Seasons of Extreme Change
Given the extreme changes coming to the trucking industry in 2022 it may be worth while considering a strategy for approaching difficulties. Probably the best and most obvious attitude would be optimistic rather than fearful. However, optimism must be focused on the long term outcome and not the present circumstances. For instance, being positive about KEEPING your existing circumstances may not be realistic. However, being optimistic can produce the highest probability of seeing the steps to adjust your operations and produce a net positive result.
I remember in grad school reviewing a consulting contract of my professor (the contractor was loosing money in his business). 80% of the contractors revenue came from one customer, who’s physical location was at the other side of the city. After reviewing the costs of operations the consultant (my professor) concluded that the contractor would either have to increase his rates considerably to the specific customer or stop serving them. The contractor drew a cold sweat at the thought of dropping 80% of their revenue. However, numbers don’t lie when they are laid out transparently. Once it made sense he acted on the facts. He called the customer and told them of the new rates or the option to go elsewhere. The customer chose to leave. When the work dried up and adjustments were made (partially new business and partially downsizing) the company started making money again. The choice was difficult but needed. He had faith (optimism) in the numbers and his own abilities to adjust accordingly.
New regulations and restrictions will produce change in: carriers, employees, operators and customers. The regulations are the instigator of the extreme change in the trucking industry. These changes are not a slow moving current but are white water rapids, complete with sharp rocks hidden from site. If circumstances seem to require jumping out of one canoe and into another, we best make sure we know exactly what we are doing. That doesn’t always mean we have all our ducks in a row when we jump. Sometimes having them all in a row is simply operating too slow for our environment.

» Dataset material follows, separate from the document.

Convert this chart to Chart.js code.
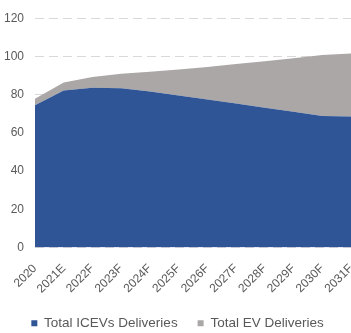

In his book The Will to Win, Robert Herjavec (Dragon’s Den Canada) told the story of being mentored to race cars by a professional. He was racing around the track in training and, over the course of time passed three cars. He was pretty impressed with himself as he came in to be evaluated. However, he found his teacher disappointed. The mentor told him that he missed an opportunity to pass two cars at once, rather than one at a time. In the replay it was clearly shown. It appeared that Robert’s mindset was limited to one at a time rather than a mindset of “all possibilities”. Often times we limit our own abilities by our own mindsets. Personally, I know I have. Gathering other’s opinions and perspectives is key to me seeing the greater possibilities.
There will be operators and drivers retiring at an astounding rate this year. Others may choose to move to a different Carrier or even a different career. Most drivers will be pressured/expected to do things they never intended to. The industry morale will be very vulnerable and tender. Some Carriers will not be successful in managing their culture.
I remember another research project in grad school. It was the story of a bank in California. Their service was terrible and they were loosing customers fast. Head office hired an advertising firm to promote the Bank as a high service/friendly Bank. One Monday morning, without notice to managers, new signs and brochures were plastered all over the walls and desks of the branches. An advertising campaign flooded local TV programs with smiling faces of tellers and customers. The shiny posters inspired the bewildered employees to smile and caused the customers to reply in kind. The customers slowly returned. The campaign seemed to work until the bad habits and incomplete training once again took center stage. Morale fell again and the shiny posters disappeared in the background of the employees and customers. The customers started leaving again. Another expensive add campaign shot across the airwaves but this time it landed on deaf ears and blind eyes. The Bank was shortly swallowed up by another bank, with a better training and support system. The lesson was, beware the loud advertising campaigns… all show, no go… all talk, no walk…
In the end, I’m convinced the deregulated trucking industry will be able adjust to the extreme changes. Drivers will too. Some things may permanently change, but that is life. Good Luck.